[JOB]
Go through the entries below and copy each line containing the word "with".

[SUPPLIED RECORDS]

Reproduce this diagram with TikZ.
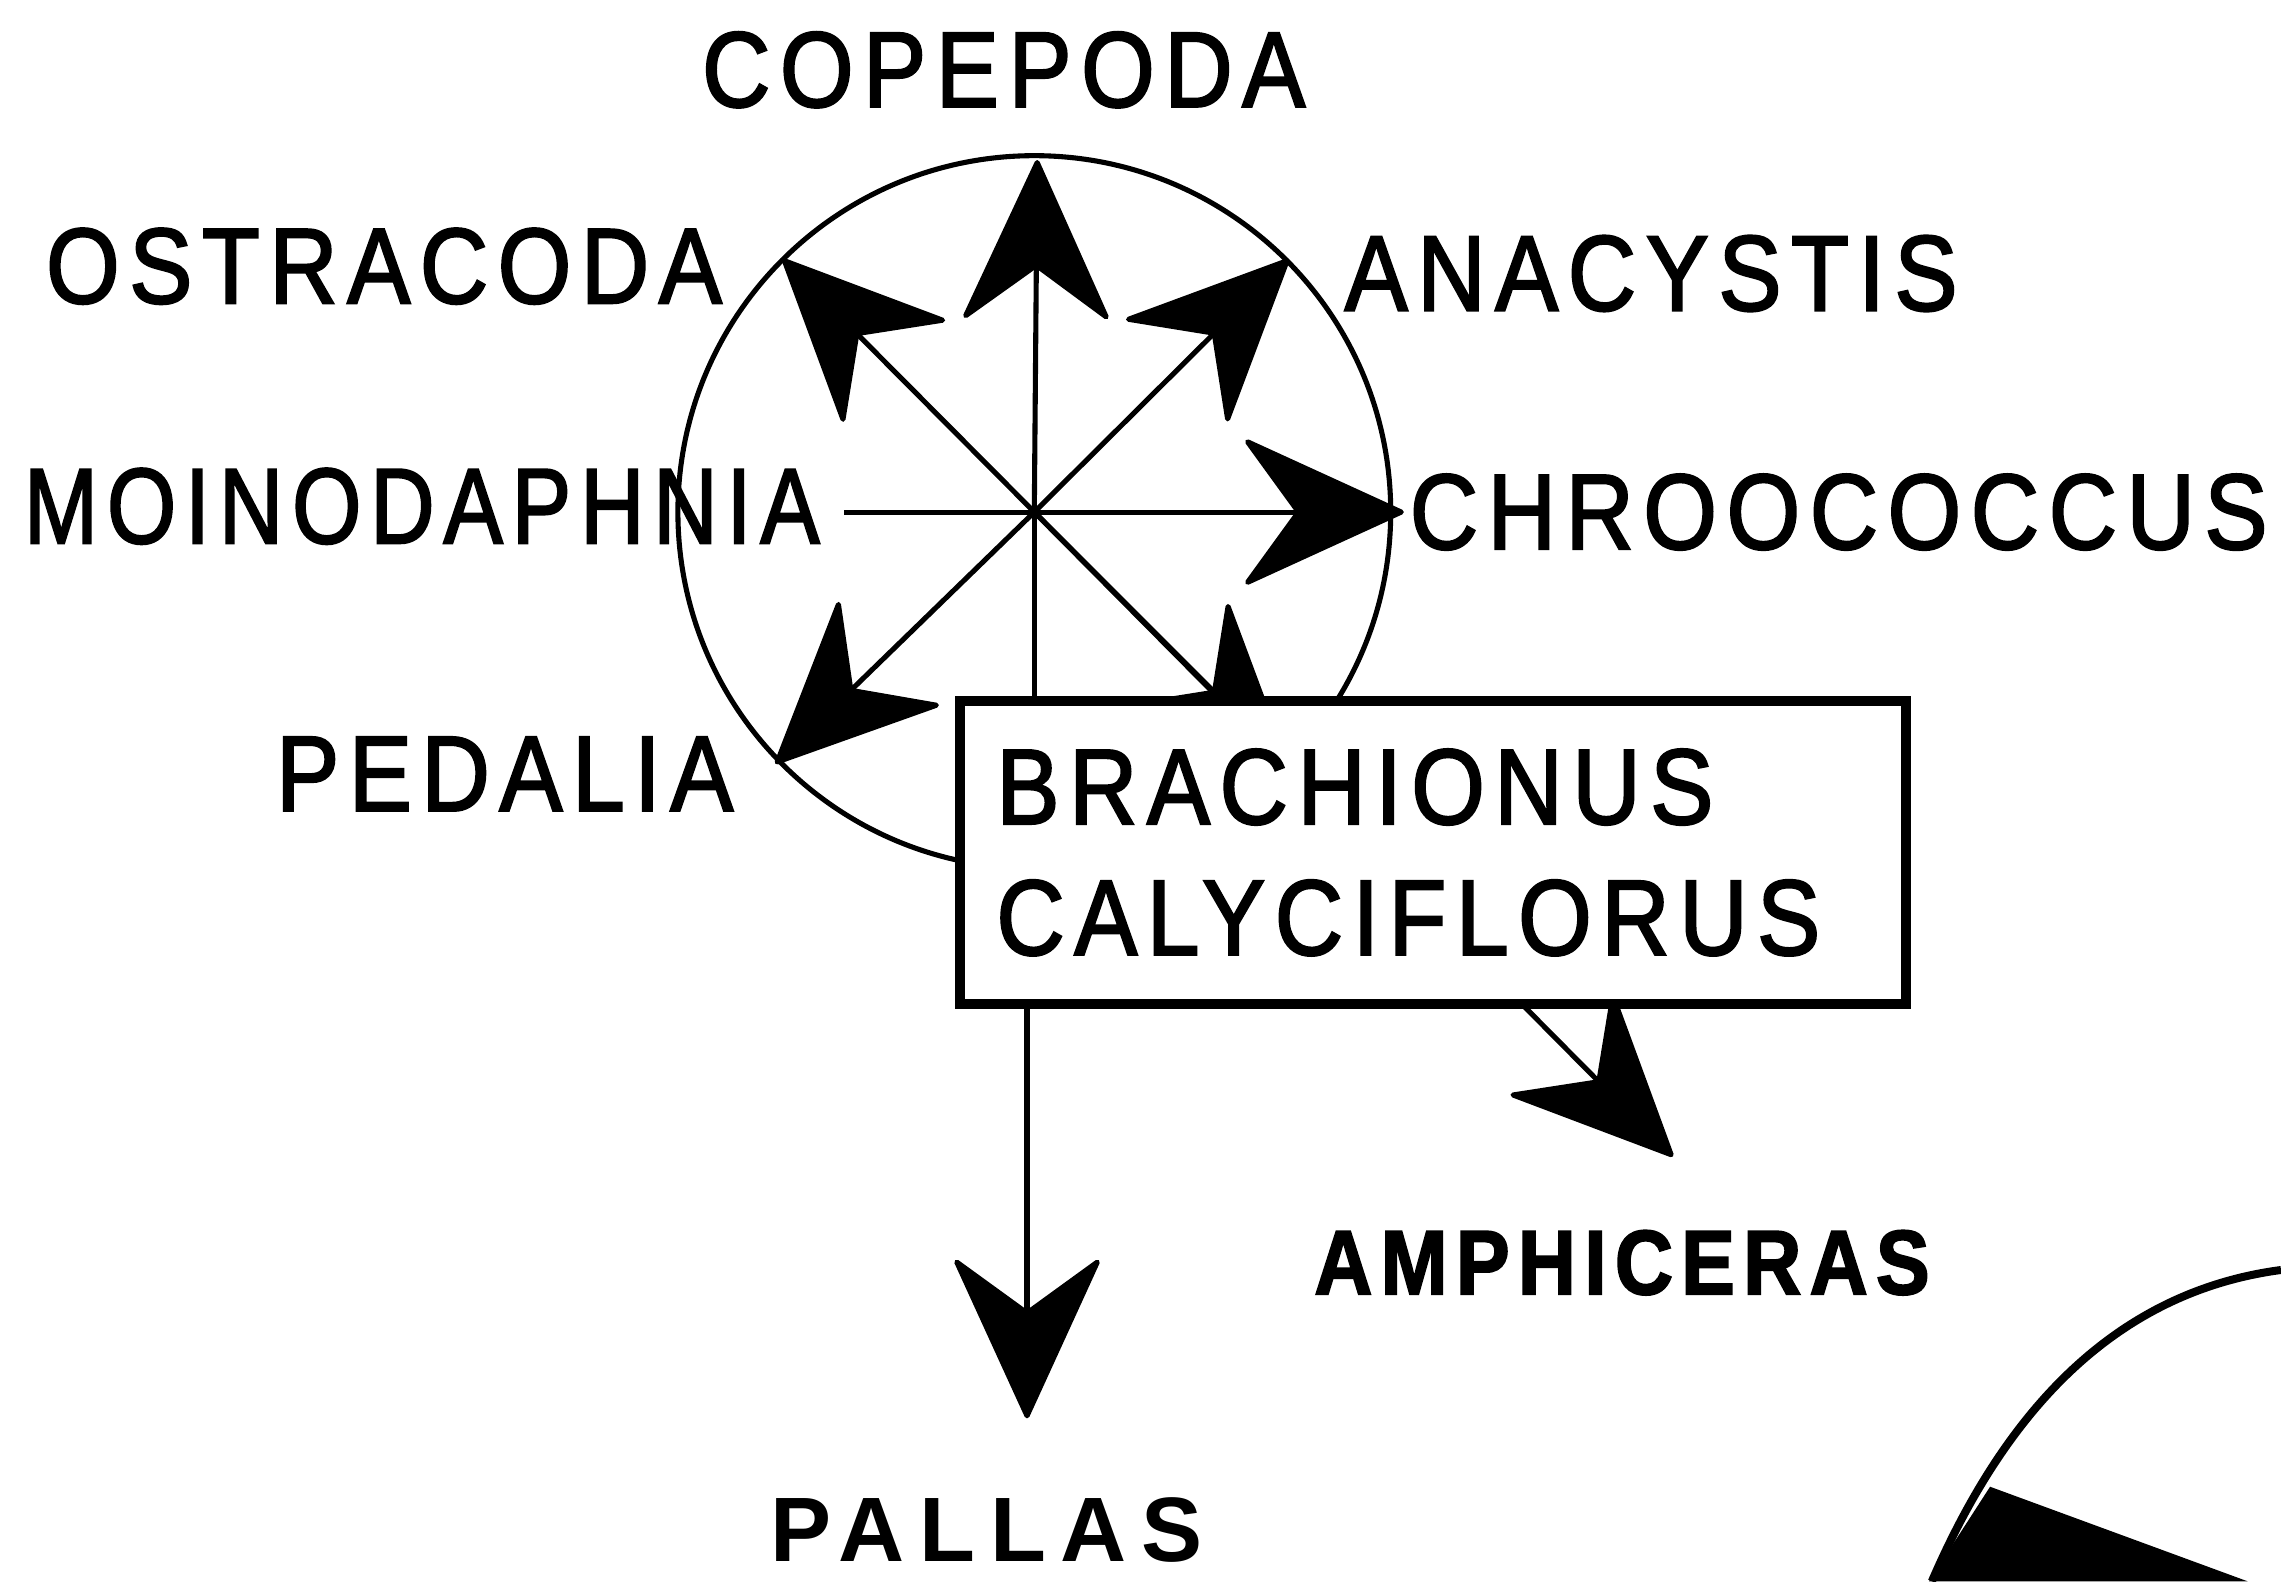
\documentclass[tikz,border=0pt]{standalone}
\usepackage{fontspec}
\setmainfont{Liberation Sans}[FakeStretch=0.88, LetterSpace=9, FakeBold=2]
\newfontfamily\spacedfont[LetterSpace=16]{Liberation Sans}
\usetikzlibrary{arrows.meta,calc}
\newcommand\lblsize{\fontsize{21}{25.6}\selectfont}
\newcommand\smallbold{\fontsize{17.9}{22}\selectfont\bfseries}

\begin{document}
\begin{tikzpicture}[
	x=0.1mm, y=-0.1mm,
	line width=0.35mm,
	lbl/.style={font=\lblsize, inner sep=0pt},
	boldlbl/.style={font=\smallbold, inner sep=0pt},
	head/.style={-{Stealth[length=11.5mm, width=10.5mm, inset=3.8mm, round]}}
	]
	\useasboundingbox (0,0) rectangle (1568,1087);
	
	% hub and arrow tips
	\coordinate (hub) at (711,352);
	\coordinate (tN) at (713,110);
	\coordinate (tNW) at (538,178);
	\coordinate (tNE) at (886,178);
	\coordinate (tE) at (965,352);
	\coordinate (wEnd) at (580,352);
	\coordinate (tSW) at (533,525);
	\coordinate (tSE) at (886,527);
	\coordinate (tAmp) at (1150,795);
	\coordinate (tPal) at (706,975);
	
	\draw (hub) circle[radius=24.5mm];
	
	\draw[head] (hub) -- (tN);
	\draw[head] (hub) -- (tNW);
	\draw[head] (hub) -- (tNE);
	\draw[head] (hub) -- (tE);
	\draw (hub) -- (wEnd);
	\draw[head] (hub) -- (tSW);
	\draw[head] (hub) -- (tSE);
	\draw[head] (hub) -- (tAmp);
	
	% species box
	\node[
	draw,
	fill=white,
	line width=0.7mm,
	minimum width=65mm,
	minimum height=20.8mm,
	text width=60mm,
	inner xsep=2.5mm,
	align=left,
	font=\lblsize
	] (brach) at (985,586) {BRACHIONUS\\CALYCIFLORUS};
	
	\draw (hub) -- (hub |- brach.north);
	\draw[head] (brach.south -| tPal) -- (tPal);
	
	% labels
	\node[lbl] (copepoda) at (690,48) {COPEPODA};
	\node[lbl] (ostracoda) at (264,183) {OSTRACODA};
	\node[lbl] (anacystis) at (1135,188) {ANACYSTIS};
	\node[lbl] (moino) at (290,348) {\scalebox{0.94}[1]{MOINODAPHNIA}};
	\node[lbl] (chroo) at (1264,352) {CHROOCOCCUS};
	\node[lbl] (pedalia) at (347,532) {PEDALIA};
	\node[boldlbl] (amphi) at (1115,868) {AMPHICERAS};
	\node[boldlbl] (pallas) at (678,1052) {\spacedfont\bfseries PALLAS};
	
	% next figure, cut off
	\draw[line width=0.55mm] (1328,1087) .. controls (1370,990) and (1440,890) .. (1568,873);
	\fill (1368,1022) -- (1545,1087) -- (1326,1087) -- cycle;
\end{tikzpicture}
\end{document}
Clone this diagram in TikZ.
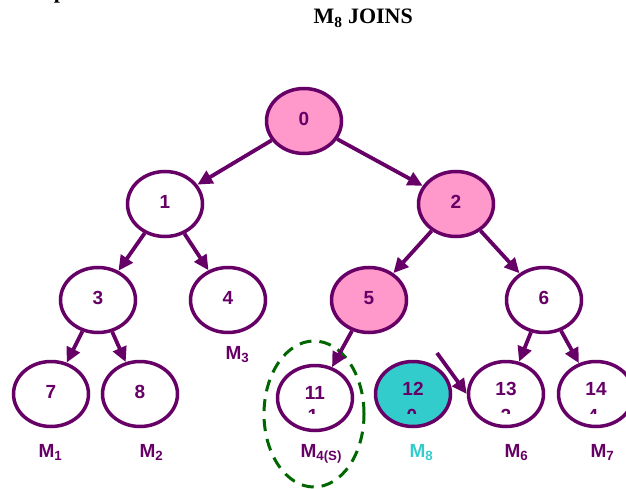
\documentclass[tikz,border=0pt]{standalone}
\usepackage{fontspec}
\setmainfont{Liberation Sans}
\newfontfamily\titre{Liberation Serif}
\usetikzlibrary{arrows.meta, shapes.geometric}
\definecolor{violetFonce}{RGB}{102, 0, 102}
\definecolor{roseVif}{RGB}{255, 153, 204}
\definecolor{cyanNouv}{RGB}{51, 204, 204}
\definecolor{vertPointe}{RGB}{0, 102, 0}

\begin{document}
\begin{tikzpicture}[x=1pt, y=-1pt,
  nd/.style={ellipse, draw=violetFonce, fill=white, line width=3.5pt,
    minimum width=75pt, minimum height=65pt, inner sep=0pt,
    text depth=5pt, text=violetFonce,
    font=\fontsize{19}{23}\selectfont\bfseries},
  hot/.style={nd, fill=roseVif},
  newb/.style={nd, fill=cyanNouv},
  deux/.style={text depth=11pt},
  arr/.style={-{Triangle[length=15pt, width=14pt]}, line width=3.8pt,
    draw=violetFonce},
  lbl/.style={anchor=base west, text=violetFonce,
    font=\fontsize{19}{23}\selectfont\bfseries},
  frag/.style={anchor=base, text=violetFonce,
    font=\fontsize{19}{23}\selectfont\bfseries},
]
\useasboundingbox (0,0) rectangle (626,489);
\clip (0,0) rectangle (626,489);

\node[anchor=base, font=\titre\fontsize{22}{26}\selectfont\bfseries]
  (bout) at (60,-1) {p};
\node[anchor=base west, font=\titre\fontsize{22}{26}\selectfont\bfseries]
  (titre) at (310,24) {M\textsubscript{8} JOINS};

\node[ellipse, draw=vertPointe, line width=3pt, dash pattern=on 12pt off 8pt,
  minimum width=100pt, minimum height=146pt] (grp) at (314,414) {};

\node[hot] (n0) at (304,121) {0};
\node[nd]  (n1) at (165,204) {1};
\node[hot] (n2) at (456,204) {2};
\node[nd]  (n3) at (98,300)  {3};
\node[nd]  (n4) at (228,300) {4};
\node[hot] (n5) at (369,300) {5};
\node[nd]  (n6) at (544,300) {6};
\node[nd]  (n7) at (51,394)  {7};
\node[nd]  (n8) at (140,394) {8};
\node[nd, deux]   (n11) at (315,398) {11};
\node[newb, deux] (n12) at (413,394) {12};
\node[nd, deux]   (n13) at (506,394) {13};
\node[nd, deux]   (n14) at (596,394) {14};

\begin{scope}
  \clip (0,0) rectangle (626,413);
  \node[frag] (f11) at (313,422) {1};
  \node[frag] (f12) at (412,422) {0};
  \node[frag] (f13) at (506,422) {2};
  \node[frag] (f14) at (593,422) {4};
\end{scope}

\draw[arr] (n0) -- (n1);
\draw[arr] (n0) -- (n2);
\draw[arr] (n1) -- (n3);
\draw[arr] (n1) -- (n4);
\draw[arr] (n2) -- (n5);
\draw[arr] (n2) -- (n6);
\draw[arr] (n3) -- (n7);
\draw[arr] (n3) -- (n8);
\draw[arr] (n5) -- (n11);
\draw[arr] (n6) -- (n13);
\draw[arr] (n6) -- (n14);
\coordinate (m8in) at (437,353);
\draw[arr] (m8in) -- (n13.west);

\node[lbl] (m1) at (35,457)  {M\textsubscript{1}};
\node[lbl] (m2) at (136,457) {M\textsubscript{2}};
\node[lbl] (m3) at (222,359) {M\textsubscript{3}};
\node[lbl] (m4) at (297,457) {M\textsubscript{4(S)}};
\node[lbl, text=cyanNouv] (m8) at (406,457) {M\textsubscript{8}};
\node[lbl] (m6) at (501,457) {M\textsubscript{6}};
\node[lbl] (m7) at (587,457) {M\textsubscript{7}};
\end{tikzpicture}
\end{document}
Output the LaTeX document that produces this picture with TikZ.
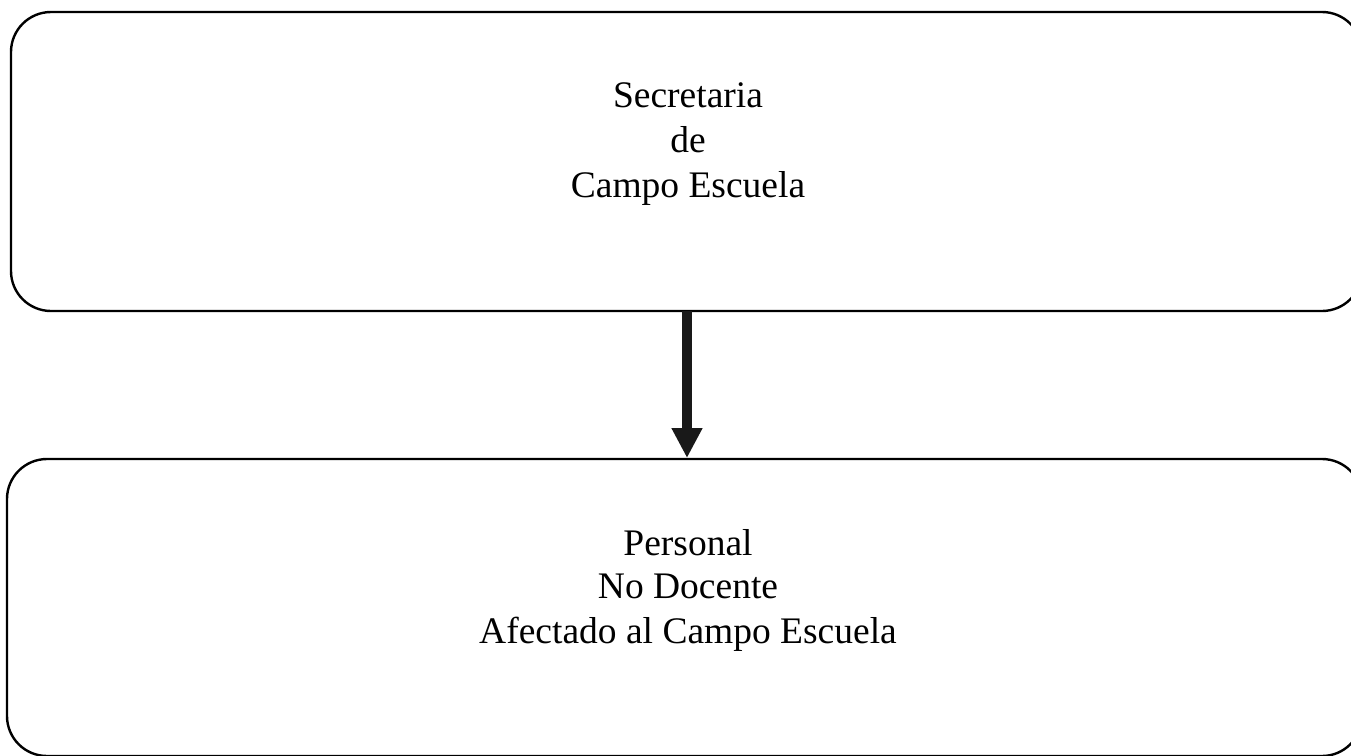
\documentclass[tikz,border=0pt]{standalone}
\usepackage{fontspec}
\setmainfont{Liberation Serif}
\usetikzlibrary{arrows.meta}
\begin{document}
\begin{tikzpicture}[x=1pt,y=-1pt,
  box/.style={draw=black,line width=2.4pt,rounded corners=40pt,inner sep=0pt},
  txt/.style={font=\fontsize{37.5}{45}\selectfont,anchor=base,inner sep=0pt,text=black},
  conn/.style={line width=10pt,draw=black!90,-{Triangle[width=29pt,length=30pt]}}]
\useasboundingbox[fill=white] (0,0) rectangle (1351,755);
\node[box,minimum width=1351pt,minimum height=299pt] (top) at (686.5,161.5) {};
\node[box,minimum width=1355pt,minimum height=297pt] (bot) at (684.5,607.5) {};
\node[txt] (t1) at (688,107) {Secretaria};
\node[txt] (t2) at (688,152) {de};
\node[txt] (t3) at (688,197) {Campo Escuela};
\node[txt] (b1) at (688,555) {Personal};
\node[txt] (b2) at (688,598) {No Docente};
\node[txt] (b3) at (688,643) {Afectado al Campo Escuela};
\coordinate (as) at (687,311);
\coordinate (ae) at (687,458);
\draw[conn] (as) -- (ae);
\end{tikzpicture}
\end{document}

[COMPLETE ANSWER]
Reproduce this diagram with TikZ.
Output the LaTeX document that produces this picture with TikZ.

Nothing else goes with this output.